The term “koreaboo” comes from the word “weeaboo”, which indicates one who is overly interested in anime and Japanese culture. Similarly, to be a koreaboo is to be obsessed with Korea and Korean culture. Koreaboos often idolize Korean men and women, having a strong preference for them in dating and picturing them to be “perfect”. They will drop Korean words into their everyday language, accessorizing the Korean language, even when inappropriate and out of context. This little bit of vocabulary comes from the amount of Kdramas they watch and K-pop they listen to. The koreaboo will often fantasize about moving to Korea, as they see it as an ideal and perfect place. However, they have little to no knowledge of the history of Korea and the social issues it faces and fail to see it as a real and functioning country with difficulties.
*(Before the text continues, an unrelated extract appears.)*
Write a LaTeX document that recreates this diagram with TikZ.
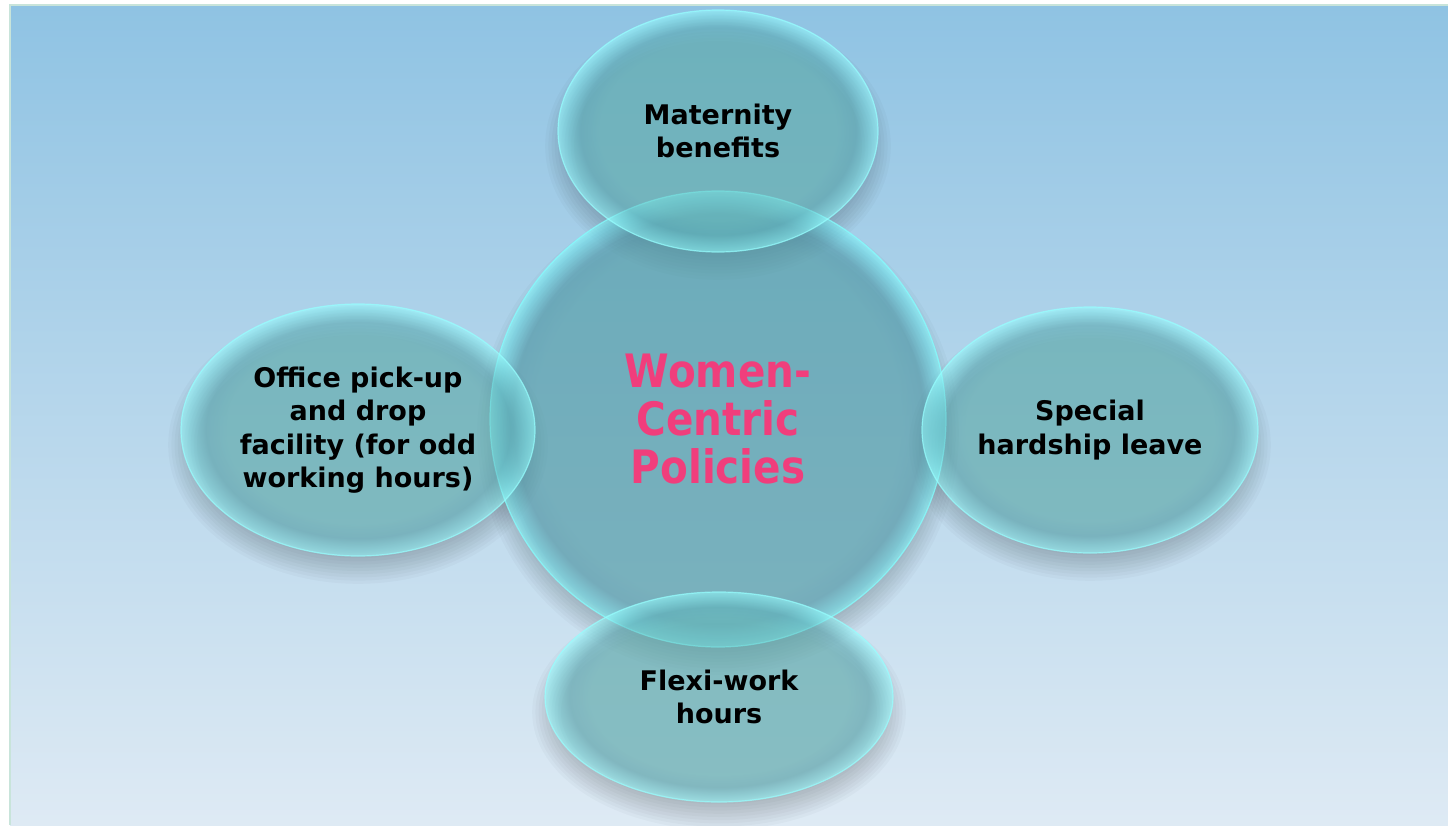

A very famous koreaboo is Oli London, a British personality who is very well known for identifying as a “transracial Korean”. Oli is a white man, he has had many surgeries in attempts to look like BTS’ Jimin. While not American, Oli London is a prime example of extreme cultural appropriation. Many koreaboos attempt to defend their appropriation by saying they love Korean culture, but they are not likely to speak up about issues that affect Koreans. Koreaboos and other appropriators alike want all the good parts of a culture and none of the bad. A stigma has been kept that having any interest in Korean culture makes one a “koreaboo”, but this is not true; there is always a way to appreciate a culture appropriately.
The USA also has a history of deeply emasculating Asian men, pinning them as effeminate and weak. This largely comes from insecurities that were held about the male Chinese labor force during the construction of the transcontinental railroad. The de-sexualization of Asian men is a problem that has overly marginalized Asian men in the USA, often keeping their dating pool to just other Asian women. The States has also done the opposite with Asian women, fetishizing and over exoticizing them.
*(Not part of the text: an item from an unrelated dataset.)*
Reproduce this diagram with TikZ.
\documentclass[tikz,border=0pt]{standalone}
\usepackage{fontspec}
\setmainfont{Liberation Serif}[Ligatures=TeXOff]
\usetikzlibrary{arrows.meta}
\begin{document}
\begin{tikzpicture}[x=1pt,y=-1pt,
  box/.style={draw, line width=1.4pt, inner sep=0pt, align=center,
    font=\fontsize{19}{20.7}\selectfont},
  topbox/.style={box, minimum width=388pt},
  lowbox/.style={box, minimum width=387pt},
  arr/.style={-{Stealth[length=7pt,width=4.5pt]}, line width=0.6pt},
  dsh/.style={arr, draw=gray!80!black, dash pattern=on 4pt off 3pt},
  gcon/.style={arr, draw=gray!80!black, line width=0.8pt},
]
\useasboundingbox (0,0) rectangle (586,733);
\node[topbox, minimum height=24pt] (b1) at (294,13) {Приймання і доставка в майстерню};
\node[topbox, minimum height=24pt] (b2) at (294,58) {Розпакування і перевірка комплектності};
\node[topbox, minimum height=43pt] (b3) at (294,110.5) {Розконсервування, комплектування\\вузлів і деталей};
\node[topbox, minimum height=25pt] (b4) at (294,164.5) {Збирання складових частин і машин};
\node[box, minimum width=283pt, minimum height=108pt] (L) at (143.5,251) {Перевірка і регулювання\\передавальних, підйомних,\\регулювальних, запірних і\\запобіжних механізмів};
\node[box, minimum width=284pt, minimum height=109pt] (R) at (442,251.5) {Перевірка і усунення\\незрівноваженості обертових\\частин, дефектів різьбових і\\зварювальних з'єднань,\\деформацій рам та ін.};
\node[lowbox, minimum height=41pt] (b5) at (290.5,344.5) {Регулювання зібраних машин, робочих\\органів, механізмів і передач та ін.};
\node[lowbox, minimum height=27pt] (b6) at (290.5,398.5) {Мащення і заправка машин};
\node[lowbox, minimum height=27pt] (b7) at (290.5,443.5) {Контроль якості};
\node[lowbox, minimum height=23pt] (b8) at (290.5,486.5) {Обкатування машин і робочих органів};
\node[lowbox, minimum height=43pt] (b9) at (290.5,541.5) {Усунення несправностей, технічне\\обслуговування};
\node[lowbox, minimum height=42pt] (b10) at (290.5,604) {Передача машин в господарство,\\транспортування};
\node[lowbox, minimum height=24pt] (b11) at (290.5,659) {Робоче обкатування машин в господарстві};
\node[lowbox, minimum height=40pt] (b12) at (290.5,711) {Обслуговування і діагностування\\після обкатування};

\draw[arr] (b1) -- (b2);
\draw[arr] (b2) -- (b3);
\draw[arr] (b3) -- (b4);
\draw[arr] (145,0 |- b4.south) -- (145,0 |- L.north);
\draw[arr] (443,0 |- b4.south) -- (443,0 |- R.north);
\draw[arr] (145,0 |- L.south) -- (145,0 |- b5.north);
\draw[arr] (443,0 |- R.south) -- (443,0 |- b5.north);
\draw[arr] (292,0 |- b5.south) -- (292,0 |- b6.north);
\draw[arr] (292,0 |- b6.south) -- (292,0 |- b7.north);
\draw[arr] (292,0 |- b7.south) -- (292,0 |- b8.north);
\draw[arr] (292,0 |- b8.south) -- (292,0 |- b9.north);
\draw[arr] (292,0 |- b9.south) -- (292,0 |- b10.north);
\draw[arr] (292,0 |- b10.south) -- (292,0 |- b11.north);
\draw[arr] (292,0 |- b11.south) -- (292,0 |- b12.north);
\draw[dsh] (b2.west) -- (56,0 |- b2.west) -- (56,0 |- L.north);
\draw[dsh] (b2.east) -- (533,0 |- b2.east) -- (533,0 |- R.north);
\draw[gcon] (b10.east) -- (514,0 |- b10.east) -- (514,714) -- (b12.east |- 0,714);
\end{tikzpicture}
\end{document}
Cultural appropriation in Korea
Korea has been largely influenced by American culture and media, and nearly since its beginning the K-pop industry has had a bad track record of cultural appropriation. I will elaborate further on the causes of this but let’s first start by looking at some examples.
There have most commonly been several occasions where K-pop stars have been appropriative of black American culture. Many K-pop stars have worn their hair in black protective styles, dressed in hip-hop clothes, and worn grills on their teeth, all in inappropriate ways. Korea does have a large breakdance scene, and this could be an explanation of the interest in black American culture, which led to the birth of K-hop (Korean hip hop).
K-pop artist CL has had some appropriative cases in her music career. In her music video for “Hello Bitches” (2013), you can see her backup dancers in cornrows, wearing grills and chains and twerking. The group Mamamoo did a performance of Bruno Mars’ song “Uptown Funk” in black face in 2017 and later apologized for it. And finally, one of the worst examples yet, is when Bigbang’s Taeyang posted a video on Instagram where he had used a filter to combine his face with Kanye West’s and proceeded to wish his fans a “happy monkey new year”.
While nearly all these things come out of ignorance, many international fans are fed up with these things happening time and time again. Fans believe that it is the entertainment companies’ responsibility to educate their stars, as most of them come from racially homogenous countries where they may not have so much cultural awareness. As time goes on, fans are having less and less patience to let these appropriative instances slide.
Cultural Appreciation in Korea
Now we will look at how Korea has experienced cultural appreciation. Travelers coming from the United States to Korea are likely to be worried about the things that they can and cannot participate in, in worry of overstepping a boundary. One of the most common questions a foreigner coming to Korea has is whether or not they can wear traditional Korean hanbok.
While it is still up for discussion and the opinion of Korean people individually, it seems that the larger opinion in Korea is that it is quite alright for foreigners to wear hanbok, so long as it is done with clear good intentions. Visiting palace’s, there are many hanbok rental shops where foreigners are encouraged to partake. Times where it would be inappropriate for a non-Korean to wear hanbok would be for Halloween or at a music festival. It is in these cases that a traditional piece of clothing is made into a costume.
Generally, seeing foreigners in hanbok is a sense of pride for Koreans, as they enjoy seeing others partake in and appreciate their culture. Giving hanbok to foreign friends is also a fairly common practice.
Most foreigners coming to Korea and having the chance to wear hanbok are students. Many of the programs that bring these students in are hyper aware of the need to be respectful of the host countries culture and are sure to educate their students before allowing them to partake in the wearing of hanbok. Studying and traveling abroad is largely for the purpose of immersing yourself into another culture. This is completely possible to accomplish in a respectful way, so long as one has the right intentions and is sure to stay educated on the things that they are participating in.
Understanding Cultural Contexts
When traveling, it is important to investigate the history of the place you are going to understand how that country interprets things differently than your home country. Looking at the USA, America has a long racial history that is very unique to it. Being an American traveling elsewhere, it can be easy to forget that each country you visit has their own unique history, and likely does not view race the same way the U.S. does.
When looking specifically at the appropriation of black American culture by other majority cultures, the common problem is that people love black culture but do not love black people, and often don’t give credit where credit is due. While the U.S. has miles to go in their works against racism, it is generally a mixed country where seeing and interacting with people of a different culture than your own is not an anomaly.
Korea, on the other hand, is one of the most ethnically homogenous countries in the world, with 96% of their population as ethnic Koreans. Up until recently, Korea was not open to the world, and it was with their rapid industrialization period that they began to interact with foreigners.
Korea is also an incredibly nationalistic country, in result to Japanese colonization and the Korean peoples need to band together. While this keeps a strong Korean identity, it can also cause any non-Korean to feel extremely alienated and “othered” within Korea.
In conclusion, exploring and experiencing other cultures is a good thing, but it must be done with respect and integrity. It is important to educate ourselves on all parts of a cultural experience so as not to take anything out of context.
When looking at other countries and how they have appropriated or been appropriated we must also take into consideration cultural contexts and histories of each place, not to make excuses for them but to get an understanding of how and why these circumstances have developed.